Omit the pictures and print exactly the lines of the listing below, starting at the first and ending at the line containing "const raceSubtitle = 'BY RACE AND SEX';".
[Begin]
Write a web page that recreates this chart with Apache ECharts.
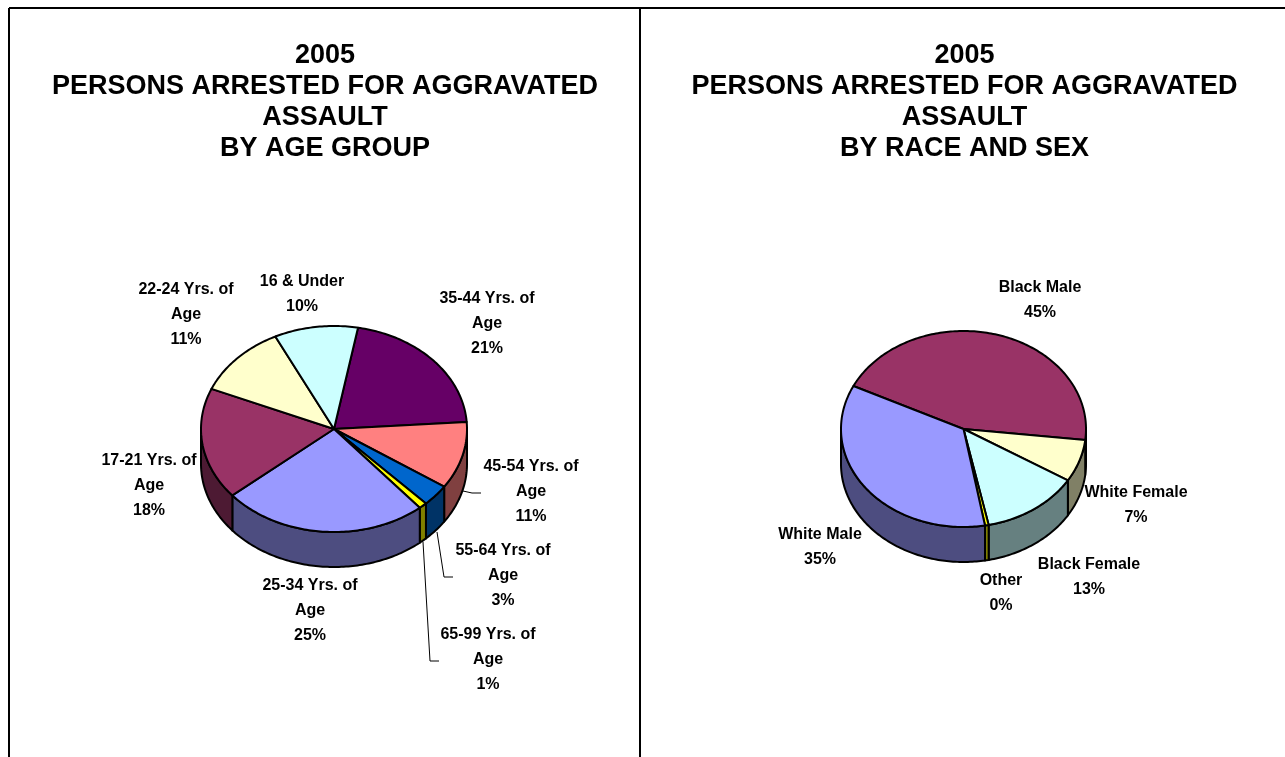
<!DOCTYPE html>
<html><head><meta charset="utf-8">
<style>html,body{margin:0;padding:0;background:#fff}#c{width:1285px;height:757px}</style>
<script src="https://cdn.jsdelivr.net/npm/echarts@6/dist/echarts.min.js"></script>
</head><body><div id="c"></div>
<script>
// ---- data ----
const titleYear = '2005';
const titleMain = 'PERSONS ARRESTED FOR AGGRAVATED';
const titleMain2 = 'ASSAULT';
const ageSubtitle = 'BY AGE GROUP';
const raceSubtitle = 'BY RACE AND SEX';

const ageCategories = ['35-44 Yrs. of Age','45-54 Yrs. of Age','55-64 Yrs. of Age','65-99 Yrs. of Age','25-34 Yrs. of Age','17-21 Yrs. of Age','22-24 Yrs. of Age','16 & Under'];
const ageValues = [21.1,10.6,3.4,1,25.1,17.6,11.4,10.2];
const raceCategories = ['Black Male','White Female','Black Female','Other','White Male'];
const raceValues = [44.8,7,13,0.49,35.2];

// ---- styles and layout ----
const ageColors = ['#660066','#FF8080','#0066CC','#FFFF00','#9999FF','#993366','#FFFFCC','#CCFFFF'];
const raceColors = ['#993366','#FFFFCC','#CCFFFF','#FFFF00','#9999FF'];
const ageLabelPos = [[487,324],[531,492],[503,576],[488,660],[310,611],[149,486],[186,315],[302,294.5]];
const raceLabelPos = [[1040,300],[1136,505.5],[1089,577],[1001,593],[820,547]];
const ageLeaders = [null,[[463,491],[472,493],[481,493]],[[437,532],[444,577],[453,577]],[[423,542],[430,661],[439,661]],null,null,null,null];
const raceLeaders = [null,null,null,null,null];
const agePie = {cx:334,cy:429,rx:133,ry:103,depth:35,start:10.4};
const racePie = {cx:963.5,cy:429,rx:122.5,ry:98,depth:35,start:296};

function darken(hex){
  const n=parseInt(hex.slice(1),16);
  const c=[n>>16,(n>>8)&255,n&255].map(v=>Math.round(v/2));
  return 'rgb('+c.join(',')+')';
}
function pieSeries(cats,vals,colors,labelPos,leaders,geo){
  const total=vals.reduce((a,b)=>a+b,0);
  const starts=[];let acc=geo.start;
  vals.forEach(v=>{starts.push(acc);acc+=v/total*360;});
  const pt=(deg,dy)=>{const t=deg*Math.PI/180;return [geo.cx+geo.rx*Math.sin(t),geo.cy-geo.ry*Math.cos(t)+(dy||0)];};
  return {
    type:'custom',coordinateSystem:'none',silent:true,animation:false,
    data:vals.map((v,i)=>({name:cats[i],value:[v,i]})),
    renderItem(params,api){
      const v=api.value(0), i=api.value(1);
      const a0=starts[i], a1=a0+v/total*360;
      const children=[];
      // visible outer wall: the parts of the slice on the front half of the rim
      for(const k of [0,360]){
        const s=Math.max(a0,90+k), e=Math.min(a1,270+k);
        if(e>s){
          const top=[],bot=[];
          for(let d=s;d<e;d+=1){top.push(pt(d));bot.push(pt(d,geo.depth));}
          top.push(pt(e));bot.push(pt(e,geo.depth));
          children.push({type:'polygon',shape:{points:top.concat(bot.reverse())},
            style:{fill:darken(colors[i]),stroke:'#000',lineWidth:2,lineJoin:'round'}});
        }
      }
      // top face
      const pts=[[geo.cx,geo.cy]];
      for(let d=a0;d<a1;d+=1)pts.push(pt(d));
      pts.push(pt(a1));
      children.push({type:'polygon',z2:5,shape:{points:pts},
        style:{fill:colors[i],stroke:'#000',lineWidth:2,lineJoin:'round'}});
      if(leaders[i])children.push({type:'polyline',shape:{points:leaders[i]},
        style:{fill:null,stroke:'#000',lineWidth:1}});
      children.push({type:'text',z2:10,style:{
        x:labelPos[i][0],y:labelPos[i][1],
        text:cats[i].replace(' Age','\nAge')+'\n'+Math.round(v)+'%',
        align:'center',verticalAlign:'middle',lineHeight:25,
        fontFamily:'"Liberation Sans",Arial,sans-serif',fontWeight:'bold',fontSize:16,fill:'#000'}});
      return {type:'group',children};
    }
  };
}
const titleStyle={fontFamily:'"Liberation Sans",Arial,sans-serif',fontWeight:'bold',fontSize:27,lineHeight:31,color:'#000'};
const frame=[
 [[9,8],[1285,8]],[[9,8],[9,757]],[[640,8],[640,757]]
].map(l=>({type:'line',silent:true,shape:{x1:l[0][0],y1:l[0][1],x2:l[1][0],y2:l[1][1]},style:{stroke:'#000',lineWidth:2}}));

const chart=echarts.init(document.getElementById('c'),null,{renderer:'canvas'});
chart.setOption({
  animation:false,backgroundColor:'#fff',
  title:[
    {text:[titleYear,titleMain,titleMain2,ageSubtitle].join('\n'),left:320,top:35,textAlign:'center',textStyle:titleStyle},
    {text:[titleYear,titleMain,titleMain2,raceSubtitle].join('\n'),left:959.5,top:35,textAlign:'center',textStyle:titleStyle}
  ],
  graphic:frame,
  series:[
    pieSeries(ageCategories,ageValues,ageColors,ageLabelPos,ageLeaders,agePie),
    pieSeries(raceCategories,raceValues,raceColors,raceLabelPos,raceLeaders,racePie)
  ]
});
</script></body></html>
[End]
## Exercise solution:
Write a web page that recreates this chart with Apache ECharts.
<!DOCTYPE html>
<html><head><meta charset="utf-8">
<style>html,body{margin:0;padding:0;background:#fff}#c{width:1285px;height:757px}</style>
<script src="https://cdn.jsdelivr.net/npm/echarts@6/dist/echarts.min.js"></script>
</head><body><div id="c"></div>
<script>
// ---- data ----
const titleYear = '2005';
const titleMain = 'PERSONS ARRESTED FOR AGGRAVATED';
const titleMain2 = 'ASSAULT';
const ageSubtitle = 'BY AGE GROUP';
const raceSubtitle = 'BY RACE AND SEX';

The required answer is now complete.